_Data shown_

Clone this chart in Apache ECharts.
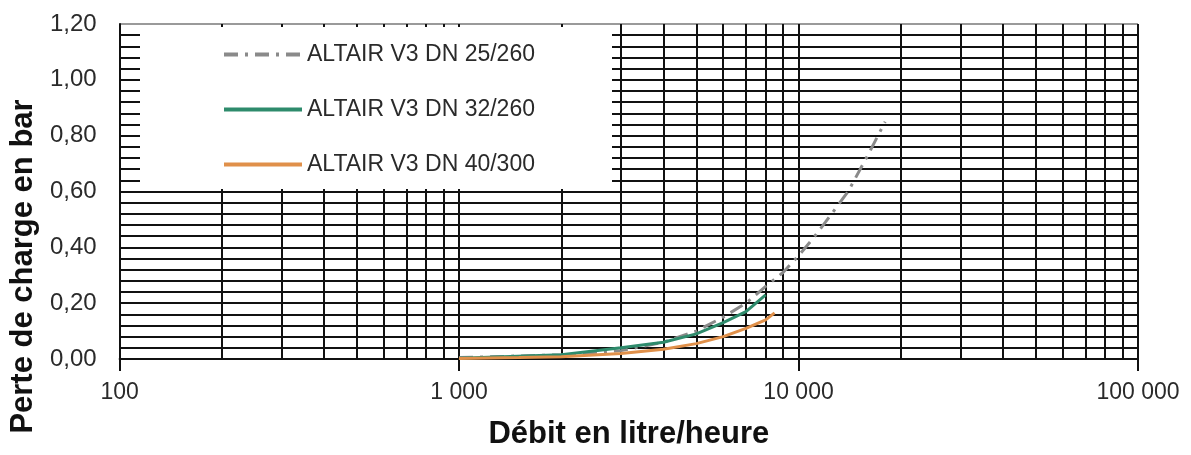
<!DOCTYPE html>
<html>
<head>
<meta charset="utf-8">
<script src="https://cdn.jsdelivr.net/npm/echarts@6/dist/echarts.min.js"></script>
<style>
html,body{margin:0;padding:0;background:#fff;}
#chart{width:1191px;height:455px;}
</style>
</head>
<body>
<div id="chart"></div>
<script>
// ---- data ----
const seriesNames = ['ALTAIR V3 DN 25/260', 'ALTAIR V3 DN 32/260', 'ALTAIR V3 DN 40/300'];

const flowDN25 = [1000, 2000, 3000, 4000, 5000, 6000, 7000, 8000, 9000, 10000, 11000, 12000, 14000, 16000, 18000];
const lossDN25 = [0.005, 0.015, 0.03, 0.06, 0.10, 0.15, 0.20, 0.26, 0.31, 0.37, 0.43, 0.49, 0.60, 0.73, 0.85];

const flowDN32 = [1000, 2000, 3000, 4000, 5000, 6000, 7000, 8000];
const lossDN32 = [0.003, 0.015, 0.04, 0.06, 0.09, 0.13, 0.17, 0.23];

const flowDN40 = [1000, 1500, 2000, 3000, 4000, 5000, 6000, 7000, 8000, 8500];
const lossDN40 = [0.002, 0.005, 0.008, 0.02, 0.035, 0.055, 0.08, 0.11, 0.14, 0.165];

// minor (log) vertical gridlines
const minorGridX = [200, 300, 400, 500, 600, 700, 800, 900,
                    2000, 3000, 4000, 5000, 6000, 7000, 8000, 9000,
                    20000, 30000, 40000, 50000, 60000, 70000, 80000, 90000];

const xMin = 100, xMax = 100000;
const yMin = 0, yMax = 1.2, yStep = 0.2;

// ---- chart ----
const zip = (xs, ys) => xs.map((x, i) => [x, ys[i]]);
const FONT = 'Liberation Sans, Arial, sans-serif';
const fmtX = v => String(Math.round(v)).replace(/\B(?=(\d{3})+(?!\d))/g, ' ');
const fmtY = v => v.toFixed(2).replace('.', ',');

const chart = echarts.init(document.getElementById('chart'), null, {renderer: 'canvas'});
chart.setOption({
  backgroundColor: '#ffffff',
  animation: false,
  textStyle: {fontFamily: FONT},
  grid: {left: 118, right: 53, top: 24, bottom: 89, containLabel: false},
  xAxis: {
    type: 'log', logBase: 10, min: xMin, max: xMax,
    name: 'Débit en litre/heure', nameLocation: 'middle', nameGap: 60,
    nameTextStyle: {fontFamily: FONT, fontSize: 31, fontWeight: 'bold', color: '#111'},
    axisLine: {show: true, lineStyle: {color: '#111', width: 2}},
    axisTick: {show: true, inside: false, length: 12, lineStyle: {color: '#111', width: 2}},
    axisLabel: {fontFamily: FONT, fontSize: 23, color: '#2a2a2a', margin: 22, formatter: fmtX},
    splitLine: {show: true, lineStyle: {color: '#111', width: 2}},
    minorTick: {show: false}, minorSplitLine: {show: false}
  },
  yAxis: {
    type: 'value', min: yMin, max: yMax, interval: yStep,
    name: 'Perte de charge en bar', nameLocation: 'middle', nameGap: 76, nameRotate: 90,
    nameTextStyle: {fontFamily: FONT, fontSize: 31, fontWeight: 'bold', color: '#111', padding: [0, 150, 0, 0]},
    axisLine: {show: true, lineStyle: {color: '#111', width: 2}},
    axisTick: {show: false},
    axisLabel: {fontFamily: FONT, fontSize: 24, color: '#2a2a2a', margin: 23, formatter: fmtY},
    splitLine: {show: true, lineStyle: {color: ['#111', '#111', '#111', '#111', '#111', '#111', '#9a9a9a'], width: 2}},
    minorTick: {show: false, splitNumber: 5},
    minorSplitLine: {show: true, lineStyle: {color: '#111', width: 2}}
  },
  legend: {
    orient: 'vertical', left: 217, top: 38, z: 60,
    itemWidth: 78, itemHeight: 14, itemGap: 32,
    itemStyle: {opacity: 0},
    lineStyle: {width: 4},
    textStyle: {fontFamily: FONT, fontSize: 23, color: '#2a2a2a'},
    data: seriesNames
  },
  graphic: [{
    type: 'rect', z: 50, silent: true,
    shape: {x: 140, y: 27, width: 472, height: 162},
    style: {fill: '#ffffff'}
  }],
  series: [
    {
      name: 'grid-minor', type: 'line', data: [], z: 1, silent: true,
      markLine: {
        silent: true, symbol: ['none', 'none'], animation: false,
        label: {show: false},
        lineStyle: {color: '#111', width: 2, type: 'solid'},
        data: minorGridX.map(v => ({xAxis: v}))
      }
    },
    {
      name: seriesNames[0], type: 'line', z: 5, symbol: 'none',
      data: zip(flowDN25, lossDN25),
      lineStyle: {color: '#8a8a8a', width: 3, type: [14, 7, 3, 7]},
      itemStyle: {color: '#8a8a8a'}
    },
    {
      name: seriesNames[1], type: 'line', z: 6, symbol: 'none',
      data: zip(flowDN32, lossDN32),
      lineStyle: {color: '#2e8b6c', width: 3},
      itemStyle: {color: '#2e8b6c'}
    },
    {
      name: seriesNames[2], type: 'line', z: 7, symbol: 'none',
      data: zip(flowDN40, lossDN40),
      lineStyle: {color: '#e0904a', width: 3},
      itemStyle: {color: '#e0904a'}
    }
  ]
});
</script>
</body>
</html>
==
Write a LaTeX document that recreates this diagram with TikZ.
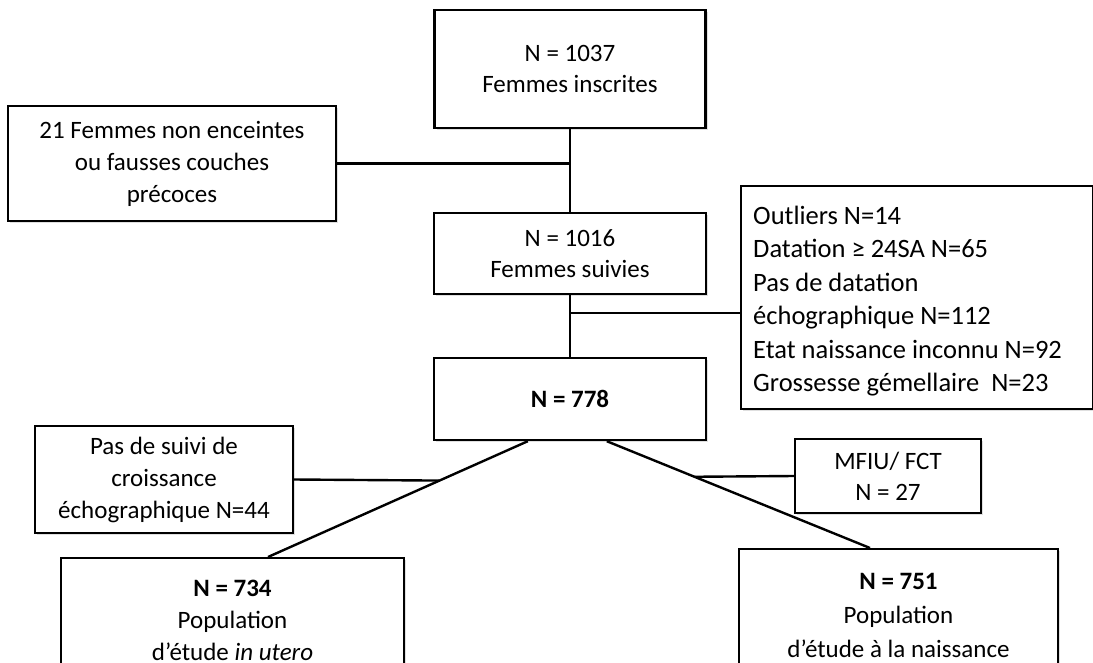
==
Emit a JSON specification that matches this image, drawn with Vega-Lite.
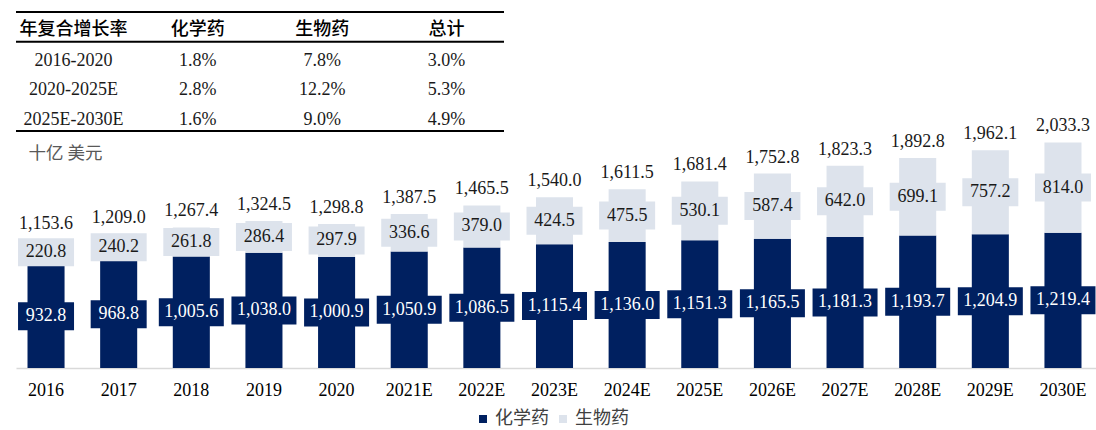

_Goal_
Give back exactly the lines from the one containing "Clone this chart in Apache ECharts." to the one containing "0.13, 0.17, 0.23];", both included, and no pictures.

_Result for this task_
Clone this chart in Apache ECharts.
<!DOCTYPE html>
<html>
<head>
<meta charset="utf-8">
<script src="https://cdn.jsdelivr.net/npm/echarts@6/dist/echarts.min.js"></script>
<style>
html,body{margin:0;padding:0;background:#fff;}
#chart{width:1191px;height:455px;}
</style>
</head>
<body>
<div id="chart"></div>
<script>
// ---- data ----
const seriesNames = ['ALTAIR V3 DN 25/260', 'ALTAIR V3 DN 32/260', 'ALTAIR V3 DN 40/300'];

const flowDN25 = [1000, 2000, 3000, 4000, 5000, 6000, 7000, 8000, 9000, 10000, 11000, 12000, 14000, 16000, 18000];
const lossDN25 = [0.005, 0.015, 0.03, 0.06, 0.10, 0.15, 0.20, 0.26, 0.31, 0.37, 0.43, 0.49, 0.60, 0.73, 0.85];

const flowDN32 = [1000, 2000, 3000, 4000, 5000, 6000, 7000, 8000];
const lossDN32 = [0.003, 0.015, 0.04, 0.06, 0.09, 0.13, 0.17, 0.23];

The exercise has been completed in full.